If I had a dollar for every time I heard someone say that he opposes illegal immigration, but supports legal immigration, I could take a nice vacation. Early in my three-decade career covering immigration, advocating for legal immigration was, if you will, the popular thing to do. Illegal immigrants were, as the story went, lawbreakers. On the other hand, legal immigrants were an American tradition, and therefore good.
Problems surfaced however when analysts realized that during the past 30 years, legal immigration has continued – ballooned, really – unchecked. In the aggregate, since the late 1980s more than 30 million legal permanent residents have settled in the United States with no end in sight to this unsustainable population growth.
Along with more legal immigration comes chain migration at the rate of almost four more legal immigrants per each original immigrant. To fully grasp the enormity of legal immigration now, compare today’s more than one million annual arrivals to the 40-year period that led up to the 1965 Immigration Act when the yearly legal permanent resident average intake hovered around 178,000.
While legal immigration has many downsides, one of the most dramatic is that it expands the labor pool. Lawful permanent residents are work authorized for life, and compete directly with citizens for employment. Consider the sobering fiscal year 2017 annual report from the Department of Homeland Security, which shows the federal government issued a staggering 1,127,167 green cards for the year – the third highest total in the last decade. In nine of the last ten years, the federal government has granted more than one million green cards.
The immigration subcategory totals also are overwhelming. More than 267,000 green cards were allotted to chain migration categories; that is, relatives other than spouses and minor children of citizens and lawful permanent residents. Eventually, chain migrants will petition their own family members to join them. Green cards to refugees, 120,356, hit a ten-year high. Since refugees can’t apply for green cards until they have been in the U.S. for at least a year, the total doesn’t reflect the actual number of refugees admitted.
One more troubling statistic: the Congressional Research Service reported that in 2016 “employment-based admission has more than doubled from just over 400,000 in FY1994 to over one million in FY2014” and noted that many temporary guest worker programs “are not subject to any labor market tests.”
Numerous other reports show how immigration has harmed American employment opportunities. From the Obama White House came the 2016 overview titled “The Long-Term Decline in Prime-Age Male Labor Force Participation.” An excerpt: “Foreign-born prime-age men continue to participate at higher rates than the native-born. Their [the foreign-born] participation rate has actually risen slightly over the last two decades by 1.4 percentage points since 1994, while the native-born prime-age male participation fell by 4.4 percentage points….”

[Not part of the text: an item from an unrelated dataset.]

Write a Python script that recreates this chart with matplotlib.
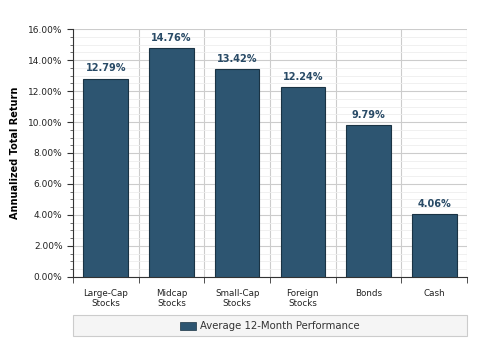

Examining a longer period, from 2000 through 2014’s first quarter, all of the net employment gains went to immigrant workers, while the native-born unemployed increased 17 million. Finally, from December 2007 through June 2015, all the net employment gains among women went to foreign-born. With immigration continuing at historically high levels, these disturbing trends are likely to continue unabated.
My challenge to readers: Begin a worldwide search to find a nation that has immigration laws more hurtful to its native worker population than the U.S. Hint: none will be found.